Egyptians, in particular, have a kind, emotional and open attitude towards others and they always seemed tolerant (although they can't understand if someone has NO religion at all).

Distance can bring people and feelings closer and the absence of everything that is familiar to me makes me miss it more than when I had it taken for granted in my own country.

I wonder why I feel like going to the church here when I always rejected that idea while in my country. Why do I pray everyday when I never did it when all my religious references were present on a daily basis.

After loosing someone very close to me and important in my family, I started missing Christmas more than ever. In the past four years, I 've never been allowed to leave from work at this time and now, thanks God!, I can leave Egypt just for a week and be happy surrounded by all the christian symbols I never felt were mine before and that I now crave so much...

Christmas time in Portugal with my family and friends will be a gift for them and myself.

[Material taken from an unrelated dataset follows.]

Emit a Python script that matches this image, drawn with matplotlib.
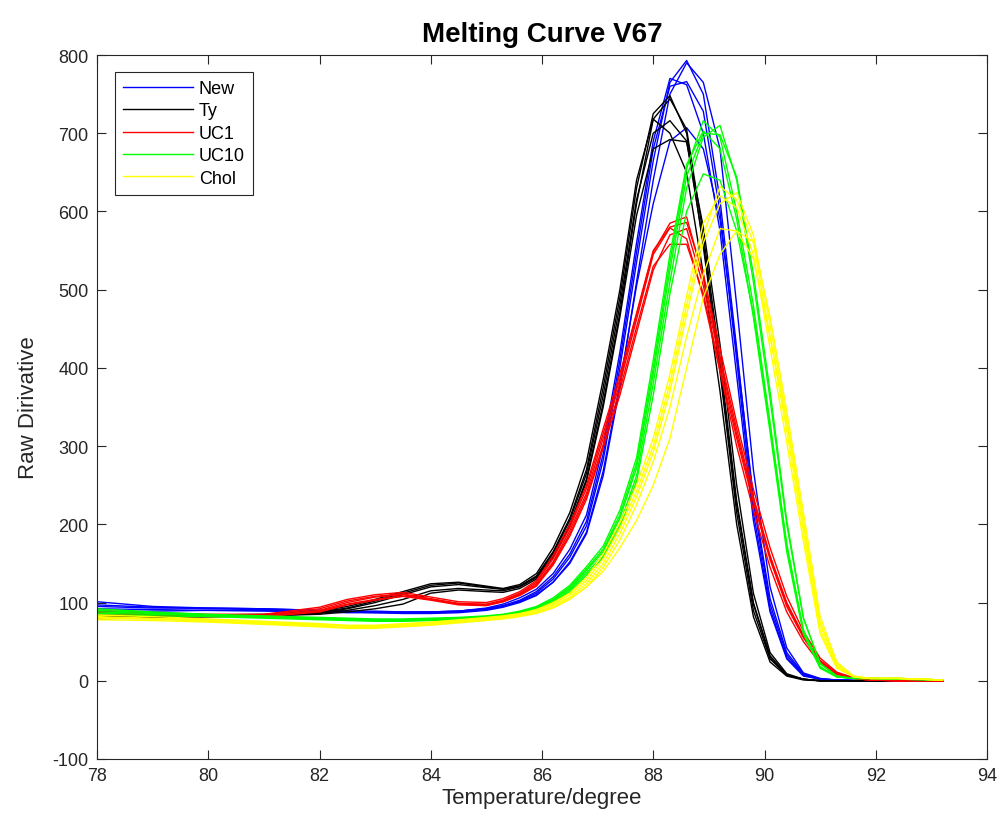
import matplotlib
matplotlib.use('Agg')
import matplotlib.pyplot as plt

plt.rcParams['font.family'] = ['Liberation Sans', 'DejaVu Sans']
plt.rcParams['axes.unicode_minus'] = False

# temperature grid (degree)
temps = [78, 79, 80, 81, 82, 82.5, 83, 83.5, 84, 84.5,
         85.0, 85.3, 85.6, 85.9, 86.2, 86.5, 86.8, 87.1, 87.4, 87.7,
         88.0, 88.3, 88.6, 88.9, 89.2, 89.5, 89.8, 90.1, 90.4, 90.7,
         91.0, 91.3, 91.6, 91.9, 92.4, 93.2]

# New (blue)
new_curves = [
    [97, 94, 92, 91, 89, 88, 88, 87, 87, 88, 91, 95, 102, 112, 130, 158, 198, 282, 400, 535, 665, 765, 793, 750, 615, 425, 228, 98, 33, 8, 2, 1, 1, 0, 0, 0],
    [101, 95, 93, 92, 90, 89, 88, 88, 88, 89, 92, 96, 101, 110, 126, 150, 188, 262, 375, 510, 640, 750, 790, 765, 680, 480, 270, 120, 42, 10, 3, 1, 0, 0, 0, 0],
    [92, 91, 90, 89, 88, 87, 87, 87, 88, 89, 93, 98, 106, 117, 137, 168, 212, 300, 420, 560, 690, 770, 762, 700, 575, 390, 205, 88, 28, 6, 2, 1, 0, 0, 0, 0],
    [88, 89, 90, 90, 89, 88, 87, 86, 86, 87, 90, 94, 100, 109, 126, 152, 190, 268, 380, 505, 610, 690, 707, 680, 590, 420, 235, 105, 36, 9, 2, 1, 0, 0, 0, 0],
    [95, 93, 93, 92, 90, 89, 89, 88, 88, 89, 92, 96, 103, 114, 133, 162, 204, 290, 410, 548, 680, 760, 766, 728, 600, 410, 215, 92, 30, 7, 2, 1, 0, 0, 0, 0],
]

# Ty (black)
ty_curves = [
    [80, 82, 83, 84, 88, 93, 102, 112, 122, 125, 120, 117, 121, 134, 165, 208, 270, 375, 490, 630, 725, 748, 700, 555, 395, 215, 90, 28, 7, 2, 0, 0, 0, 0, 0, 0],
    [82, 83, 84, 85, 89, 95, 104, 114, 124, 126, 121, 118, 123, 137, 170, 215, 280, 385, 500, 640, 718, 744, 705, 570, 410, 230, 100, 32, 8, 2, 0, 0, 0, 0, 0, 0],
    [79, 81, 82, 83, 86, 90, 96, 104, 115, 118, 116, 115, 120, 132, 160, 200, 258, 355, 470, 610, 718, 700, 650, 520, 370, 200, 82, 24, 6, 1, 0, 0, 0, 0, 0, 0],
    [81, 82, 83, 84, 87, 92, 100, 110, 120, 123, 119, 117, 121, 133, 163, 205, 265, 365, 480, 615, 700, 716, 690, 560, 400, 225, 98, 30, 7, 2, 0, 0, 0, 0, 0, 0],
    [80, 81, 82, 83, 85, 88, 92, 98, 112, 116, 114, 113, 118, 130, 158, 198, 255, 350, 465, 595, 680, 692, 689, 580, 430, 250, 112, 36, 9, 2, 0, 0, 0, 0, 0, 0],
]

# UC1 (red)
uc1_curves = [
    [88, 86, 84, 84, 92, 102, 108, 111, 105, 99, 98, 103, 112, 126, 156, 196, 246, 316, 386, 468, 548, 585, 593, 515, 415, 322, 235, 160, 100, 58, 26, 10, 3, 1, 0, 0],
    [86, 85, 83, 83, 90, 100, 107, 110, 104, 98, 97, 102, 111, 124, 152, 192, 240, 310, 380, 462, 545, 579, 565, 490, 395, 300, 218, 145, 88, 50, 22, 8, 3, 1, 0, 0],
    [90, 87, 85, 85, 94, 104, 110, 113, 107, 101, 100, 105, 114, 128, 160, 200, 250, 322, 392, 470, 550, 580, 586, 520, 425, 330, 245, 170, 108, 63, 29, 11, 4, 1, 0, 0],
    [87, 85, 83, 82, 89, 98, 104, 108, 103, 97, 96, 101, 110, 122, 150, 188, 236, 302, 372, 452, 530, 558, 558, 495, 400, 310, 228, 155, 95, 55, 24, 9, 3, 1, 0, 0],
    [84, 84, 82, 82, 88, 97, 103, 108, 104, 98, 97, 101, 109, 121, 148, 185, 232, 298, 365, 445, 525, 570, 578, 505, 410, 315, 232, 158, 98, 57, 25, 9, 3, 1, 0, 0],
]

# UC10 (green)
uc10_curves = [
    [88, 86, 84, 82, 80, 79, 78, 78, 79, 80, 82, 84, 88, 94, 104, 120, 143, 168, 212, 278, 400, 535, 655, 716, 695, 600, 480, 330, 175, 65, 18, 5, 3, 3, 3, 1],
    [86, 85, 83, 81, 79, 78, 77, 77, 78, 79, 81, 83, 87, 92, 101, 116, 138, 160, 200, 262, 380, 510, 630, 695, 710, 640, 510, 360, 200, 80, 22, 6, 3, 3, 2, 1],
    [92, 88, 85, 83, 81, 80, 79, 79, 80, 81, 83, 85, 89, 95, 106, 122, 146, 172, 218, 285, 410, 545, 660, 703, 680, 590, 465, 318, 165, 60, 16, 5, 3, 3, 3, 1],
    [84, 83, 82, 80, 78, 77, 76, 76, 77, 78, 80, 82, 86, 91, 100, 114, 135, 158, 196, 255, 365, 495, 600, 648, 640, 575, 470, 325, 172, 62, 17, 5, 3, 3, 2, 1],
    [90, 87, 84, 82, 80, 79, 78, 78, 79, 80, 82, 84, 88, 93, 103, 118, 141, 165, 208, 272, 392, 525, 645, 700, 698, 644, 520, 370, 205, 80, 22, 6, 3, 3, 2, 1],
]

# Chol (yellow)
chol_curves = [
    [82, 80, 78, 75, 72, 70, 70, 72, 74, 77, 80, 82, 85, 90, 98, 110, 128, 156, 195, 242, 300, 380, 480, 570, 632, 615, 560, 440, 320, 190, 65, 18, 5, 3, 3, 1],
    [80, 79, 77, 74, 71, 70, 69, 71, 73, 76, 79, 81, 84, 88, 96, 107, 124, 150, 188, 235, 292, 370, 468, 560, 610, 624, 570, 455, 335, 205, 75, 22, 6, 3, 3, 1],
    [84, 82, 79, 76, 73, 71, 71, 73, 75, 78, 81, 83, 86, 91, 100, 112, 132, 162, 202, 250, 310, 392, 492, 585, 620, 605, 545, 425, 305, 178, 60, 16, 5, 3, 3, 1],
    [78, 77, 75, 72, 69, 67, 67, 69, 71, 74, 77, 79, 82, 86, 93, 104, 120, 145, 180, 225, 280, 350, 440, 520, 578, 575, 540, 440, 330, 200, 72, 20, 5, 3, 3, 1],
    [81, 79, 76, 73, 70, 68, 68, 70, 72, 75, 78, 80, 83, 87, 94, 105, 120, 140, 170, 205, 250, 310, 400, 490, 545, 575, 561, 465, 345, 215, 82, 24, 6, 3, 3, 1],
]

groups = ['New', 'Ty', 'UC1', 'UC10', 'Chol']
colors = ['#0000ff', '#000000', '#ff0000', '#00ff00', '#ffff00']
all_curves = [new_curves, ty_curves, uc1_curves, uc10_curves, chol_curves]

fig = plt.figure(figsize=(10, 8.2), dpi=100)
ax = fig.add_axes([0.097, 0.0732, 0.89, 0.8585])

for name, col, curves in zip(groups, colors, all_curves):
    for i, c in enumerate(curves):
        ax.plot(temps, c, color=col, lw=1.0, label=name if i == 0 else None)

ax.set_xlim(78, 94)
ax.set_ylim(-100, 800)
ax.set_xticks(range(78, 95, 2))
ax.set_yticks(range(-100, 801, 100))
ax.tick_params(direction='in', length=6.5, width=0.8, labelsize=13,
               top=True, right=True, colors='#262626', pad=6)
for s in ax.spines.values():
    s.set_color('#262626')
    s.set_linewidth(0.8)

ax.set_title('Melting Curve V67', fontsize=20, fontweight='bold', pad=10)
ax.set_xlabel('Temperature/degree', fontsize=16, color='#262626', labelpad=2)
ax.set_ylabel('Raw Dirivative', fontsize=16, color='#262626', labelpad=10)

leg = ax.legend(loc='upper left', bbox_to_anchor=(0.02, 0.976), borderaxespad=0,
                fontsize=13, handlelength=3.9, handletextpad=0.3,
                labelspacing=0.3, fancybox=False, framealpha=1,
                edgecolor='#262626', borderpad=0.45)
leg.get_frame().set_linewidth(0.8)

fig.savefig('out.png', dpi=100)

Just something for the SOUL. An whole week JUST for LOVE and to give attention to the ones I really love and who love me back. Now that's what I call a religious experience.

Will be performing at the "NILE MAXIM" on the 15, 16, 17, 18th December and off to the airport only returning to work on the 28th December and ahead with NEW YEAR'S EVE SHOWS AT THE "MAXIM" and other venues in Cairo!

Wednesday, December 9, 2009

Cairo, the 10th December, 2009

"Dancing my life ahead of me, inside of me..."

Once more, I find no words to describe what these live show photos express.

Like LOVE, the DIVINE pleasure of practicing my Art is not expressable by words.

Only these images remain and you would need to have been present to understand why I Love DANCING the way I do.